Değişen kent hayatıyla birlikte kendine eş arandığının farkında olmadan başına türlü tuhaflıklar gelen Goncagül’ün hikâyesini hemen yarın Mecidiyeköy Büyük Sahne’de izleyebilirsiniz.
Vişne Bahçesi (Ankara DT)
İstanbul’dan listeye eklemek istediğim daha çok oyun varken yönümüzü başka şehirlere çeviriyoruz. Başka listeler de buluşur, onlardan da söz ederiz. Klasikleri sahnede bulduğum anda kaçırmak istemiyorum kendi adıma. Özellikle klasikler klasik olarak oynanıyorsa… Kimi zaman çok enteresan modern uyarlamalar yapılıyor, bunu iyi yapanların hakkını yemeyelim ama çoğu zaman eline telefon tutuşturulmuş bir Hamlet’ten öteye geçmiyor modernleştirmeler. Böylesi bir klasiği, memleketin en klasik eğilimli sahnesinden izlemek iyi bir örnek olacaktır. Çehov’un ölümsüz eseri Vişne Bahçesi kısaca şöyle;
“Oyun, Çarlık Rusyası’nın değişen sosyal ve ekonomik hayatında giderek güç kazanan burjuva sınıfı karşısında yok olmaya başlayan aristokrat Ranevskaya ailesinin, yeni düzen karşısında eski alışkanlıklarından vazgeçememelerini ve değişen düzenin gelişimine ayak uyduramamaları sebebiyle zenginliklerini ve topraklarını kaybedişini konu ediniyor.”
Gün Eksilmesin Penceremden (Diyarbakır DT)
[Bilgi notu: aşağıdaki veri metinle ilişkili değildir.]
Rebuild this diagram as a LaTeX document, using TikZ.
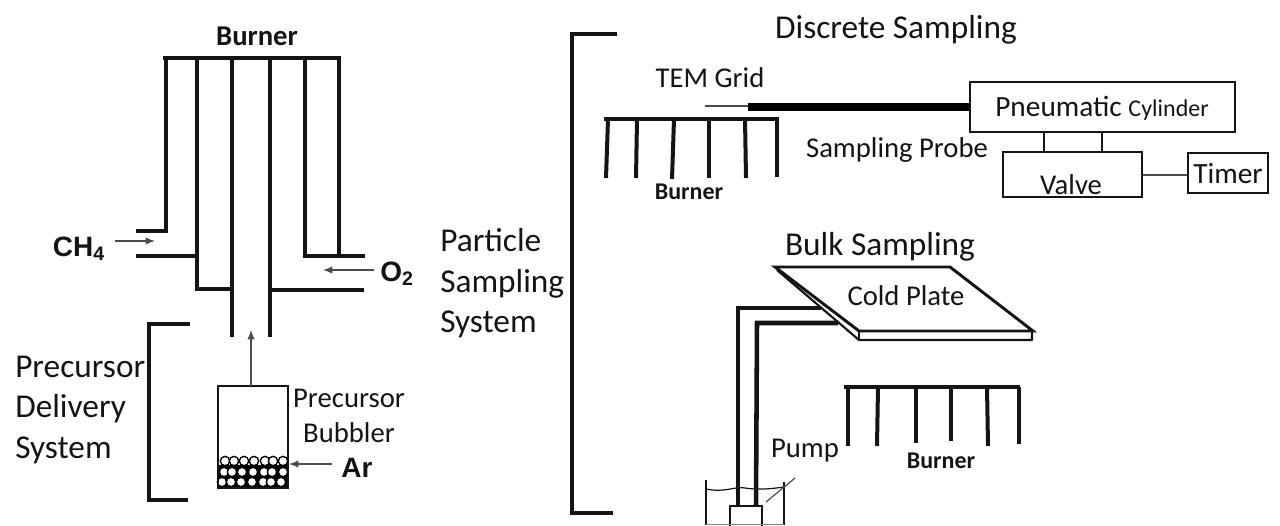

Okurlarımız, devlet tiyatrosunun her şehirdeki bir oyununu alıp buraya eklediğimi düşünmesin. İlgi çekici bulduğum oyunları sizlerle paylaşmak istedim. Bir yandan devlet tiyatrosunun mutlaka turne yaptığını ve bu oyunların sizin şehrinize de gelebileceğini hatırlatayım. “Özel tiyatrolar çok daha fazla turneye çıkıyor,” diyebilirsiniz ancak bugün Türkiye’de tiyatroya, sinemaya gitmek resmen lükstür. Dolayısıyla sürekli baskılanmaya, müdahale edilmeye çalışılsa da devlet tiyatrosu oyunlarını takip etmekte fayda olduğunu söyleyelim.
Gün Eksilmesin Penceremden, Cahit Sıtkı Tarancı’nın şiirlerinden oyunlaştırılmış. Aynı modernleştirme meselesinde olduğu gibi şiirlerden oyunlaştırılan yapımlar da ya çok iyi oluyor ya da orijinal metin gözlerimizin önünde can çekişiyor. Diyarbakır DT’ye bir şans verelim, derim. Oyun kısaca şöyle;
“Cahit Sıtkı Tarancı’nın doğumundan, Viyana’da öldüğü güne kadar kendi yazdığı anılardan ve şiirlerden oluşan yaşam serüveni; aşkları, arkadaşları, sevdikleri, yakınları, gittiği okullar, ülkeler, şehirler, hayal kırıklıkları, sevinçleri, üzüntüleri, kısacası onu şair yapan yaşam hikayesi ve şiirleri ile tiyatro sahnesinde yeniden hayat buluyor…”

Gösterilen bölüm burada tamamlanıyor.